The reasonably obvious connection was that both the film and David Miliband’s travels ended at locations of the December terrorist outrage in Mumbai. Miliband delivered a landmark speech about terrorism at the Taj Hotel whilst the film, made before the tragedy, finds romance instead of bloodstains at Chhatrapati Shivaji Terminus.
As I left the cinema, I wondered whether there’s a deeper resonance between the politics and the entertainment.
The foreign secretary is one of few politicians to earn morsels of appreciation at OneWorld. He once blogged about our social networking initiative, OneClimate. His speech even suggests that he may have been studying the OneWorld Terrorism Guide.
This was the first public denunciation by a British minister of the vision of a war-on-terror. In dismembering the Bush/Blair strategy, Miliband rejected the idea of a war whose beginning was 9/11 and whose military campaign would trace a narrative thread culminating in victorious conclusion.
The reality, he suggested, is very different. Terrorism is the tactical pursuit of disparate local agendas, grievances that are part of the continuum of organised society, rising and falling in importance over time. Our response should be a combination of criminal investigation grounded in law and inducement for sympathisers to shift into mainstream politics.
Back in the Winchester cinema, about halfway through Slumdog Millionaire I acquired the distinct sense of a director who didn’t want to do what he had to do.

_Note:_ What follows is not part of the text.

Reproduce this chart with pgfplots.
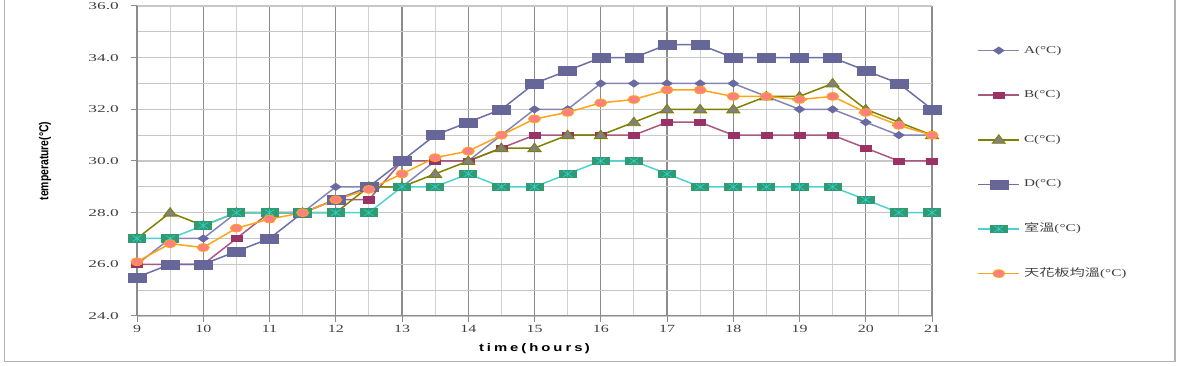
\documentclass[border=0pt]{standalone}
\usepackage{pgfplots}
\pgfplotsset{compat=1.18}
\usepackage{pgfplotstable}
\usepackage{graphicx}
\usepackage{fontspec}
\setmainfont{Liberation Serif}
\newfontfamily\labfont{Liberation Sans}
\newfontfamily\xlabfont[LetterSpace=20]{Liberation Sans}
\newfontfamily\cjk{Noto Sans CJK TC}

\definecolor{cAline}{HTML}{8585B5}
\definecolor{cAmark}{HTML}{6A6AA2}
\definecolor{cBline}{HTML}{A9587E}
\definecolor{cBmark}{HTML}{993366}
\definecolor{cCline}{HTML}{808000}
\definecolor{cCmark}{HTML}{808080}
\definecolor{cDline}{HTML}{6E6EA6}
\definecolor{cDmark}{HTML}{666699}
\definecolor{cGline}{HTML}{4DD2D2}
\definecolor{cGmark}{HTML}{2E9B72}
\definecolor{cGast}{HTML}{33CCCC}
\definecolor{cOline}{HTML}{FFA31A}
\definecolor{cOmark}{HTML}{FF8080}
\definecolor{txt}{HTML}{404040}

\pgfdeclareplotmark{wdiamond}{%
  \pgfpathmoveto{\pgfqpoint{5.5pt}{0pt}}%
  \pgfpathlineto{\pgfqpoint{0pt}{3.8pt}}%
  \pgfpathlineto{\pgfqpoint{-5.5pt}{0pt}}%
  \pgfpathlineto{\pgfqpoint{0pt}{-3.8pt}}%
  \pgfpathclose
  \pgfusepathqfillstroke}
\pgfdeclareplotmark{smrect}{%
  \pgfpathrectangle{\pgfqpoint{-5.5pt}{-3.2pt}}{\pgfqpoint{11pt}{6.4pt}}%
  \pgfusepathqfillstroke}
\pgfdeclareplotmark{bigrect}{%
  \pgfpathrectangle{\pgfqpoint{-9pt}{-4.5pt}}{\pgfqpoint{18pt}{9pt}}%
  \pgfusepathqfillstroke}
\pgfdeclareplotmark{wtri}{%
  \pgfpathmoveto{\pgfqpoint{0pt}{5pt}}%
  \pgfpathlineto{\pgfqpoint{6.5pt}{-3.5pt}}%
  \pgfpathlineto{\pgfqpoint{-6.5pt}{-3.5pt}}%
  \pgfpathclose
  \pgfusepathqfillstroke}
\pgfdeclareplotmark{wellipse}{%
  \pgfpathellipse{\pgfpointorigin}{\pgfqpoint{6pt}{0pt}}{\pgfqpoint{0pt}{3.8pt}}%
  \pgfusepathqfillstroke}
\pgfdeclareplotmark{sqast}{%
  \pgfpathrectangle{\pgfqpoint{-9pt}{-4.2pt}}{\pgfqpoint{18pt}{8.4pt}}%
  \pgfsetfillcolor{cGmark}\pgfusepathqfill
  \pgfsetstrokecolor{cGast}\pgfsetlinewidth{0.7pt}%
  \pgfpathmoveto{\pgfqpoint{0pt}{-3.4pt}}\pgfpathlineto{\pgfqpoint{0pt}{3.4pt}}%
  \pgfpathmoveto{\pgfqpoint{-4.5pt}{-3pt}}\pgfpathlineto{\pgfqpoint{4.5pt}{3pt}}%
  \pgfpathmoveto{\pgfqpoint{-4.5pt}{3pt}}\pgfpathlineto{\pgfqpoint{4.5pt}{-3pt}}%
  \pgfusepathqstroke}

\pgfplotstableread{
t    A     B     C     D     R     O
9    26    26    27    25.5  27    26.1
9.5  27    26    28    26    27    26.8
10   27    26    27.5  26    27.5  26.65
10.5 28    27    28    26.5  28    27.4
11   28    28    28    27    28    27.75
11.5 28    28    28    28    28    28
12   29    28.5  28    28.5  28    28.5
12.5 29    28.5  29    29    28    28.9
13   29    30    29    30    29    29.5
13.5 30    30    29.5  31    29    30.13
14   30    30    30    31.5  29.5  30.38
14.5 31    30.5  30.5  32    29    31
15   32    31    30.5  33    29    31.63
15.5 32    31    31    33.5  29.5  31.88
16   33    31    31    34    30    32.25
16.5 33    31    31.5  34    30    32.38
17   33    31.5  32    34.5  29.5  32.75
17.5 33    31.5  32    34.5  29    32.75
18   33    31    32    34    29    32.5
18.5 32.5  31    32.5  34    29    32.5
19   32    31    32.5  34    29    32.38
19.5 32    31    33    34    29    32.5
20   31.5  30.5  32    33.5  28.5  31.88
20.5 31    30    31.5  33    28    31.38
21   31    30    31    32    28    31
}\datatable

\begin{document}
\begin{tikzpicture}
\useasboundingbox (0,0) rectangle (1188pt,366pt);
\draw[gray!60, line width=1.2pt] (4.5pt,366pt) -- (4.5pt,4.5pt) -- (1175pt,4.5pt) -- (1175pt,366pt);
\begin{axis}[
  at={(137pt,50pt)}, anchor=south west,
  scale only axis, width=795pt, height=310pt,
  xmin=9, xmax=21, ymin=24, ymax=36,
  xtick={9,...,21}, minor xtick={9.5,10.5,...,20.5},
  ytick={24,26,...,36}, minor ytick={25,27,...,35},
  grid=both,
  major x grid style={draw=black!45, line width=1.1pt},
  minor x grid style={draw=black!18, line width=1.1pt},
  major y grid style={draw=black!22, line width=1.1pt},
  minor y grid style={draw=black!22, line width=1.1pt},
  axis x line*=bottom, axis y line*=left,
  axis line style={draw=black!45, line width=1pt},
  tick style={draw=black!45, line width=1pt},
  major tick length=6pt, minor tick length=0pt, tick align=outside,
  /pgf/number format/assume math mode=true,
  xticklabel style={font=\fontsize{11}{12}\selectfont, text=txt},
  yticklabel=\empty,
  yticklabel style={text opacity=0},
  xticklabel={\raisebox{-4pt}{\scalebox{1.45}[1]{\pgfmathprintnumber{\tick}}}},
  xlabel={\scalebox{1.35}[1]{\xlabfont\bfseries time(hours\,)}},
  xlabel style={at={(axis description cs:0.5,-0.1065)}, anchor=center, font=\fontsize{11}{13}\selectfont},
  ylabel={\scalebox{0.8}[1]{\labfont\bfseries temperature(°C)}},
  ylabel style={at={(axis description cs:-0.1157,0.5)}, anchor=center, font=\fontsize{13}{14}\selectfont},
  clip=false,
  legend cell align=left,
  legend image code/.code={\draw[mark repeat=2,mark phase=2] plot coordinates {(0pt,0pt) (20.5pt,0pt) (41pt,0pt)};},
  legend style={at={(axis description cs:1.057,0.881)}, anchor=north west, draw=none, fill=none,
    row sep=29.6pt, column sep=2pt, inner sep=0pt,
    nodes={inner sep=2pt, text height=8pt, text depth=3pt},
    font=\fontsize{10.5}{12}\selectfont, text=txt},
]
\addplot[cAline, line width=1.5pt, mark=wdiamond, mark options={fill=cAmark, draw=cAmark, line width=0.4pt}] table[x=t,y=A]{\datatable};
\addlegendentry{\scalebox{1.45}[1]{A(°C)}}
\addplot[cBline, line width=1.5pt, mark=smrect, mark options={fill=cBmark, draw=cBmark, line width=0.4pt}] table[x=t,y=B]{\datatable};
\addlegendentry{\scalebox{1.45}[1]{B(°C)}}
\addplot[cCline, line width=1.5pt, mark=wtri, mark options={fill=cCmark, draw=cCline, line width=0.9pt}] table[x=t,y=C]{\datatable};
\addlegendentry{\scalebox{1.45}[1]{C(°C)}}
\addplot[cDline, line width=1.5pt, mark=bigrect, mark options={fill=cDmark, draw=cDmark, line width=0.4pt}] table[x=t,y=D]{\datatable};
\addlegendentry{\scalebox{1.45}[1]{D(°C)}}
\addplot[cGline, line width=1.5pt, mark=sqast] table[x=t,y=R]{\datatable};
\addlegendentry{\scalebox{1.45}[1]{{\cjk 室溫}(°C)}}
\addplot[cOline, line width=1.5pt, mark=wellipse, mark options={fill=cOmark, draw=cOline, line width=0.9pt}] table[x=t,y=O]{\datatable};
\addlegendentry{\scalebox{1.45}[1]{{\cjk 天花板均溫}(°C)}}
\pgfplotsinvokeforeach{24,26,28,30,32,34,36}{
  \node[anchor=east, inner sep=0pt, xshift=-18pt, text=txt, font=\fontsize{10.5}{12}\selectfont]
    at (axis cs:9,#1) {\scalebox{1.65}[1]{\pgfmathprintnumber[fixed,fixed zerofill,precision=1]{#1}}};
}
\end{axis}
\end{tikzpicture}
\end{document}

Commercial film imperatives play the Bush/Blair role, compelling Danny Boyle to conclude the story with the slum boy Jamal defeating the enemies of humanity and winning millions of rupees as well as the girl of his dreams.
Yet the impressionist technique which defines the film’s most memorable scenes surely demands the Miliband vision of greater ambiguity in its outcome. In failing to resolve this tension, the film goes on too long and sheds layers of possibilities.
The champion of the slum genre therefore remains the 1988 Salaam Bombay, many of whose characters are cribbed by Slumdog. The protagonist, Krishna, a chai wallah like Jamal, has more modest dreams of riches – 500 rupees to travel back home. But his savings are stolen and his girl refuses to run away from the brothel-keeper. The film ends with Krishna back where he started, alone in the vast city, his hopes of advance crushed by the human tide. That’s life. And the politics of terror can learn from it.